[Source code of charts]
══════════
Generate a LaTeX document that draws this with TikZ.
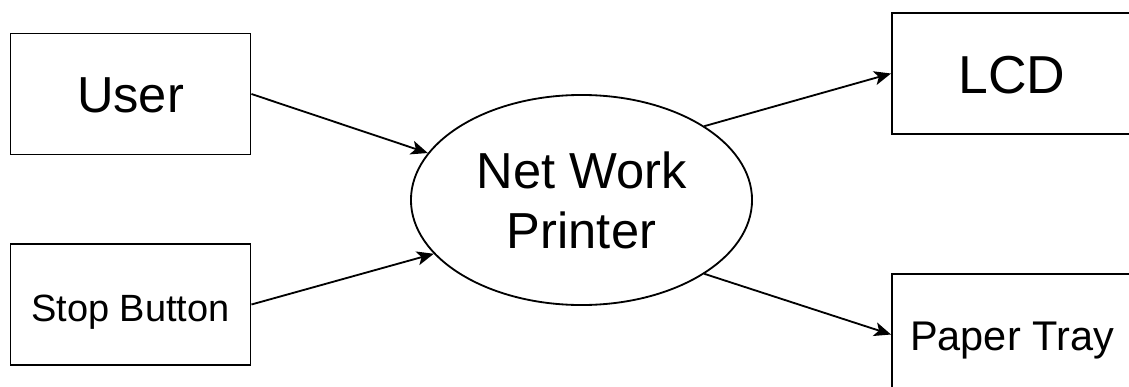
\documentclass[tikz,border=0pt]{standalone}
\usepackage{fontspec}
\setmainfont{Liberation Sans}
\usetikzlibrary{arrows.meta,shapes.geometric}

\begin{document}
\begin{tikzpicture}[x=0.025cm,y=-0.025cm, line width=1.3pt,
    >={Stealth[length=12pt,width=10pt,inset=3pt]},
    entity/.style={draw, rectangle, minimum width=6cm, minimum height=3.025cm,
      inner sep=0pt, text depth=0pt},
    proc/.style={draw, ellipse, minimum width=8.525cm, minimum height=5.25cm,
      inner sep=0pt, align=center, font=\fontsize{36}{42.7}\selectfont}]
  \clip (0,0) rectangle (1129,387);
  \node[entity, font=\fontsize{36}{43}\selectfont, text height=26pt] (user) at (130.5,94) {User};
  \node[entity, font=\fontsize{27}{32}\selectfont, text height=24.8pt] (stop) at (130.5,304.5) {Stop Button};
  \node[proc] (nwp) at (581.5,200) {Net Work\\Printer};
  \node[entity, font=\fontsize{38}{45}\selectfont, text height=29pt] (lcd) at (1012,73.5) {LCD};
  \node[entity, font=\fontsize{29.5}{35}\selectfont, text height=22.4pt] (tray) at (1012,334.5) {Paper Tray};
  \path[->]
    (user.east) edge (nwp.163)
    (stop.east) edge (nwp.200)
    (nwp.31.5) edge (lcd.west)
    (nwp.329) edge (tray.west);
\end{tikzpicture}
\end{document}
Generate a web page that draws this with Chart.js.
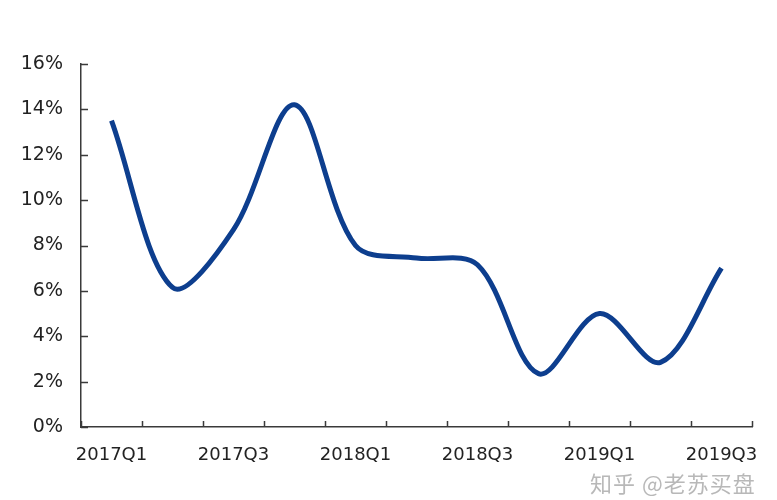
══════════
▶ **REQUIREMENT**: Print every record above exactly as written, leaving out the pictures.

▶ **TASK SOLUTION**:
Generate a LaTeX document that draws this with TikZ.
\documentclass[tikz,border=0pt]{standalone}
\usepackage{fontspec}
\setmainfont{Liberation Sans}
\usetikzlibrary{arrows.meta,shapes.geometric}

\begin{document}
\begin{tikzpicture}[x=0.025cm,y=-0.025cm, line width=1.3pt,
    >={Stealth[length=12pt,width=10pt,inset=3pt]},
    entity/.style={draw, rectangle, minimum width=6cm, minimum height=3.025cm,
      inner sep=0pt, text depth=0pt},
    proc/.style={draw, ellipse, minimum width=8.525cm, minimum height=5.25cm,
      inner sep=0pt, align=center, font=\fontsize{36}{42.7}\selectfont}]
  \clip (0,0) rectangle (1129,387);
  \node[entity, font=\fontsize{36}{43}\selectfont, text height=26pt] (user) at (130.5,94) {User};
  \node[entity, font=\fontsize{27}{32}\selectfont, text height=24.8pt] (stop) at (130.5,304.5) {Stop Button};
  \node[proc] (nwp) at (581.5,200) {Net Work\\Printer};
  \node[entity, font=\fontsize{38}{45}\selectfont, text height=29pt] (lcd) at (1012,73.5) {LCD};
  \node[entity, font=\fontsize{29.5}{35}\selectfont, text height=22.4pt] (tray) at (1012,334.5) {Paper Tray};
  \path[->]
    (user.east) edge (nwp.163)
    (stop.east) edge (nwp.200)
    (nwp.31.5) edge (lcd.west)
    (nwp.329) edge (tray.west);
\end{tikzpicture}
\end{document}
Generate a web page that draws this with Chart.js.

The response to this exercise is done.